Entergy plans to do the vast majority of the estimated $60 million worth of work on the plant during a scheduled shutdown this spring, nearly a year before the NRC review process is expected to be completed.
“Independent safety assessment” has become rallying cry for anti-nuclear activists. One previous assessment of that type, at Maine Yankee in the late 1990s, ended with the NRC ordering the plant’s owners to make extensive changes at the Wiscasset, Maine, reactor. The owners said the cost would be too high and shut the plant down.
The board’s order made clear it envisioned an unusual regulatory approach in which it would approve physical plant changes and new equipment but seek to withhold final approval for the power boost until after the independent review is completed.
The board said it “must necessarily decide whether to authorize the on-site engineering work without the benefit of seeing the results of the engineering and safety reviews the NRC will conduct.”
But it said that because of the conditions it was attaching to its approval, “we can and will see the results of the NRC’s analysis before allowing actual operation at increased power levels.”
Louisiana-based Entergy Nuclear, which bought Vermont Yankee in 2002, asked last year for permission to increase the plant’s power output by 20 percent – from its current capacity of about 510 megawatts to about 620.
The state Department of Public Service, which is responsible for representing ratepayers before the quasi-judicial board, at first was cool to the power increase, questioning whether it provided a benefit to Vermont.
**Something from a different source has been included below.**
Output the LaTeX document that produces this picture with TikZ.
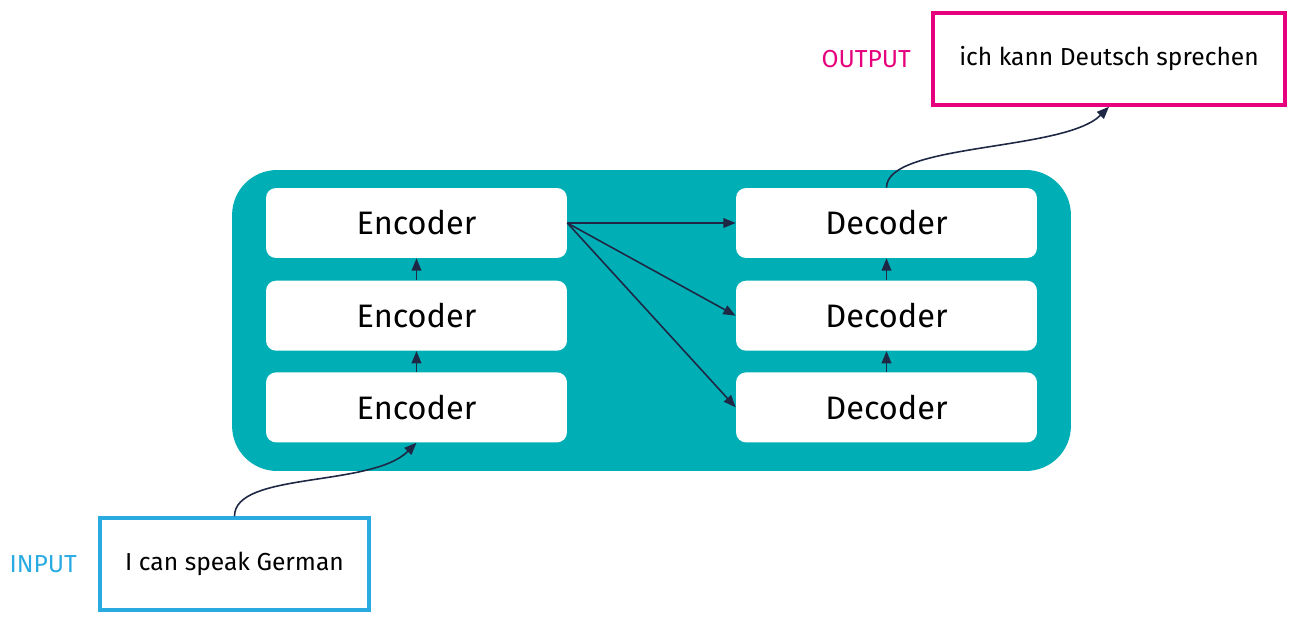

The department agreed to support Entergy’s request in November, after the company said it would provide the state with a package of benefits said to be worth up to $20 million. They included money to help pay for cleaning up Lake Champlain and help low-income Vermonters pay energy bills.
The board rejected earmarking those funds, saying payments by Entergy to the state should go to the general fund and through the normal legislative appropriations process.
The board also said the department’s estimate that the benefits it bargained for were worth $20 million was more than double the actual benefit, which it estimated at $7.7 million.